Ideally, I would wrap up a post like this with a recommendation. You know, analyzing the various approaches, based on these numbers, we can confidently say that players should….

It’s not that easy. It’s hard enough to identify which players are good at tiebreaks, let alone why. As I’ve written many times before, tiebreak results are closely related to overall tennis-playing skill, but not to serving prowess or excellence in the clutch. In any given season, some players amass outstanding tiebreak records, but their success one year rarely translates to the next. At various times in the past, I’ve highlighted Federer, Isner, Nadal, and Andy Murray as players who defy the odds and consistently outperform expectations in tiebreaks, but even they don’t always manage it. Isner, the poster boy for triumph via tiebreak, won slightly fewer breakers than expected in both 2016 and 2018.

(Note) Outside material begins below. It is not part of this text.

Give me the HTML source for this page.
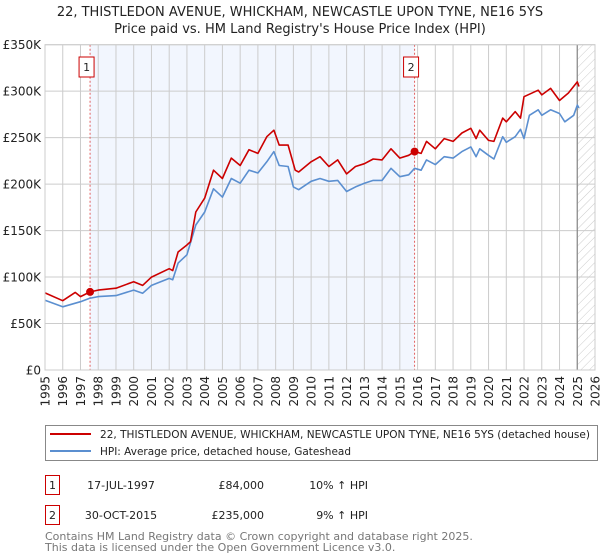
<!DOCTYPE html>
<html><head><meta charset="utf-8"><style>
body{margin:0;background:#fff;font-family:"Liberation Sans","DejaVu Sans",sans-serif;}
#wrap{position:relative;width:600px;height:560px;overflow:hidden;}
svg text{font-family:"DejaVu Sans","Liberation Sans",sans-serif;}
</style></head><body><div id="wrap">
<svg id="chart" width="600" height="560"></svg>
</div>
<script>
const yearTicks=[1995,1996,1997,1998,1999,2000,2001,2002,2003,2004,2005,2006,2007,2008,2009,2010,2011,2012,2013,2014,2015,2016,2017,2018,2019,2020,2021,2022,2023,2024,2025,2026];
const valueTicks=[0,50000,100000,150000,200000,250000,300000,350000];
const valueTickLabels=["£0","£50K","£100K","£150K","£200K","£250K","£300K","£350K"];
const hpiYears=[1995,1996,1997,1997.5,1998,1999,2000,2000.5,2001,2002,2002.2,2002.5,2003,2003.5,2004,2004.5,2005,2005.5,2006,2006.5,2007,2007.5,2007.9,2008.2,2008.7,2009,2009.3,2010,2010.5,2011,2011.5,2012,2012.5,2013,2013.5,2014,2014.5,2015,2015.5,2015.83,2016.2,2016.5,2017,2017.5,2018,2018.5,2019,2019.3,2019.5,2020,2020.3,2020.8,2021,2021.5,2021.8,2022,2022.3,2022.8,2023,2023.5,2024,2024.3,2024.8,2025,2025.1];
const hpiValues=[75000,68000,73500,77000,79000,80000,86000,82500,91000,98600,97000,115000,124000,156000,170000,195000,186000,206000,201000,215000,212000,224000,235000,220000,219000,197000,194000,203000,206000,203000,204000,192000,197000,201000,204000,204000,217000,208000,210000,217000,215000,226000,221000,229500,228000,235000,240000,229500,238000,231000,227000,251000,245000,251000,259000,249000,274000,280000,274000,280000,276000,267000,274000,285000,282000];
const priceYears=[1995,1996,1996.7,1997,1997.54,1998,1999,2000,2000.5,2001,2002,2002.2,2002.5,2003,2003.2,2003.5,2004,2004.5,2005,2005.5,2006,2006.5,2007,2007.5,2007.9,2008.2,2008.7,2009.1,2009.3,2010,2010.5,2011,2011.5,2012,2012.5,2013,2013.5,2014,2014.5,2015,2015.5,2015.83,2016.2,2016.5,2017,2017.5,2018,2018.5,2019,2019.3,2019.5,2020,2020.3,2020.8,2021,2021.5,2021.8,2022,2022.8,2023,2023.5,2024,2024.5,2025,2025.1];
const priceValues=[83000,74600,83500,79000,84000,86000,88000,95000,91000,100000,109000,107000,127000,134500,138000,170000,185000,215000,206000,228000,220000,237000,233000,251000,258000,242000,242000,215000,213000,224000,229500,219000,226000,211000,219000,222000,227000,226000,238000,228000,231000,235000,233000,246000,238000,249000,246000,255000,260000,249000,258000,247000,246000,271000,267000,278000,271000,294000,301000,296000,303000,290000,298000,310000,305000];
const saleYears=[1997.54,2015.83];
const saleValues=[84000,235000];
const saleLabels=["1","2"];

const NS="http://www.w3.org/2000/svg";
const svg=document.getElementById('chart');
const L=45,R=595,T=44.7,B=370;
const X=y=>L+(y-1995)/(2026-1995)*(R-L);
const Y=v=>B-v/350000*(B-T);
function mk(tag,attrs,parent){const e=document.createElementNS(NS,tag);for(const k in attrs)e.setAttribute(k,attrs[k]);(parent||svg).appendChild(e);return e;}

const defs=mk('defs',{});
const pat=mk('pattern',{id:'hatch',width:6,height:6,patternUnits:'userSpaceOnUse',patternTransform:'rotate(45)'},defs);
mk('line',{x1:0,y1:0,x2:0,y2:6,stroke:'#ccc','stroke-width':1},pat);

let shade=mk('rect',{x:X(saleYears[0]),y:T,width:X(saleYears[1])-X(saleYears[0]),height:B-T,fill:'#eef3fd',opacity:0.75});


let hatch=mk('rect',{x:X(2025.0),y:T,width:R-X(2025.0),height:B-T,fill:'url(#hatch)'});



yearTicks.forEach(yr=>{
  let g=mk('line',{x1:X(yr),x2:X(yr),y1:T,y2:B,stroke:'#cccccc','stroke-width':1});
  
  
  let t=mk('text',{x:0,y:0,'font-size':12,fill:'#222','text-anchor':'end',transform:`translate(${X(yr)+4.5},${B+6}) rotate(-90)`});
  t.textContent=yr;
  
  
});
valueTicks.forEach((v,i)=>{
  let g=mk('line',{x1:L,x2:R,y1:Y(v),y2:Y(v),stroke:'#cccccc','stroke-width':1});
  
  
  let t=mk('text',{x:L-4,y:Y(v)+4.5,'font-size':12,fill:'#222','text-anchor':'end'});
  t.textContent=valueTickLabels[i];
  
  
});
let vl=mk('line',{x1:X(2025.0),x2:X(2025.0),y1:T,y2:B,stroke:'#888','stroke-width':1.2});



saleYears.forEach((yr,i)=>{
  let l=mk('line',{x1:X(yr),x2:X(yr),y1:T,y2:B,stroke:'#e06060','stroke-width':1,'stroke-dasharray':'2,2'});
  
  
  let b=mk('rect',{x:X(yr)-11,y:57,width:15,height:20,fill:'#fff',stroke:'#c00','stroke-width':1});
  
  
  let t=mk('text',{x:X(yr)-3.5,y:71,'font-size':11,fill:'#222','text-anchor':'middle'});
  t.textContent=saleLabels[i];
  
  
});

function path(xs,vs){return xs.map((x,i)=>(i?'L':'M')+X(x).toFixed(1)+','+Y(vs[i]).toFixed(1)).join(' ');}
let hp=mk('path',{d:path(hpiYears,hpiValues),fill:'none',stroke:'#5b8fd0','stroke-width':1.6,'stroke-linejoin':'round'});


let pp=mk('path',{d:path(priceYears,priceValues),fill:'none',stroke:'#cc0000','stroke-width':1.6,'stroke-linejoin':'round'});


saleYears.forEach((yr,i)=>{
  let c=mk('circle',{cx:X(yr),cy:Y(saleValues[i]),r:4,fill:'#cc0000'});
  
  
});
let frame=mk('rect',{x:L,y:T,width:R-L,height:B-T,fill:'none',stroke:'#cccccc','stroke-width':1});



[["22, THISTLEDON AVENUE, WHICKHAM, NEWCASTLE UPON TYNE, NE16 5YS",16],["Price paid vs. HM Land Registry's House Price Index (HPI)",33]].forEach((s,i)=>{
  let t=mk('text',{x:300,y:s[1],'font-size':13,fill:'#222','text-anchor':'middle'});
  t.textContent=s[0];
  
  
});

let lg=mk('rect',{x:45.5,y:425.5,width:552,height:35,fill:'#fff',stroke:'#888','stroke-width':1});


[["22, THISTLEDON AVENUE, WHICKHAM, NEWCASTLE UPON TYNE, NE16 5YS (detached house)",'#cc0000',434,490],["HPI: Average price, detached house, Gateshead",'#5b8fd0',451,251]].forEach((s,i)=>{
  let l=mk('line',{x1:50,x2:91,y1:s[2],y2:s[2],stroke:s[1],'stroke-width':2});
  
  
  let t=mk('text',{x:100,y:s[2]+4,'font-size':11,fill:'#222',textLength:s[3],lengthAdjust:'spacingAndGlyphs'});
  t.textContent=s[0];
  
  
});

[["1","17-JUL-1997","£84,000","10% ↑ HPI",485],["2","30-OCT-2015","£235,000","9% ↑ HPI",515]].forEach(r=>{
  let b=mk('rect',{x:45.5,y:r[4]-9.5,width:14,height:19,fill:'#fff',stroke:'#c00','stroke-width':1});
  
  
  let t0=mk('text',{x:52.5,y:r[4]+4,'font-size':11,fill:'#222','text-anchor':'middle'});t0.textContent=r[0];
  
  
  let t1=mk('text',{x:121,y:r[4]+4,'font-size':11,fill:'#222','text-anchor':'middle'});t1.textContent=r[1];
  
  
  let t2=mk('text',{x:264,y:r[4]+4,'font-size':11,fill:'#222','text-anchor':'end'});t2.textContent=r[2];
  
  
  let t3=mk('text',{x:368,y:r[4]+4,'font-size':11,fill:'#222','text-anchor':'end'});t3.textContent=r[3];
  
  
});
[["Contains HM Land Registry data © Crown copyright and database right 2025.",540],["This data is licensed under the Open Government Licence v3.0.",551]].forEach(s=>{
  let t=mk('text',{x:45,y:s[1],'font-size':11,fill:'#777'});
  t.textContent=s[0];
  
  
});
</script></body></html>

Still, let’s look at these four guys in the light of the shot-by-shot data I’ve shared so far. Federer, Isner, and Murray are in the minority of players who hit more aces in tiebreaks than otherwise. However, it it doesn’t necessarily mean they are much more aggressive; of the the three, only Federer makes fewer first serves than usual. Isner manages to reduce the number of returns in play by 10%, compared to non-tiebreak situations, while the other two do not. Nadal breaks the mold entirely, making 6% more first serves than usual and hitting barely half as many aces.

In other words, there’s no single path to success. Federer and Isner maintain their superlative serving while taking advantage of their opponents’ nerves or conservative tactics. (I’ve previously suggested that the difference in serve points won comes from players like Isner upping their return game in pressure situations. He does, but not any more than the average player.) Nadal plays to his own strengths, forcing players into rallies from both sides of the ball. There may be some quality that ties these four men together (like focus), but we’re not going to find it here.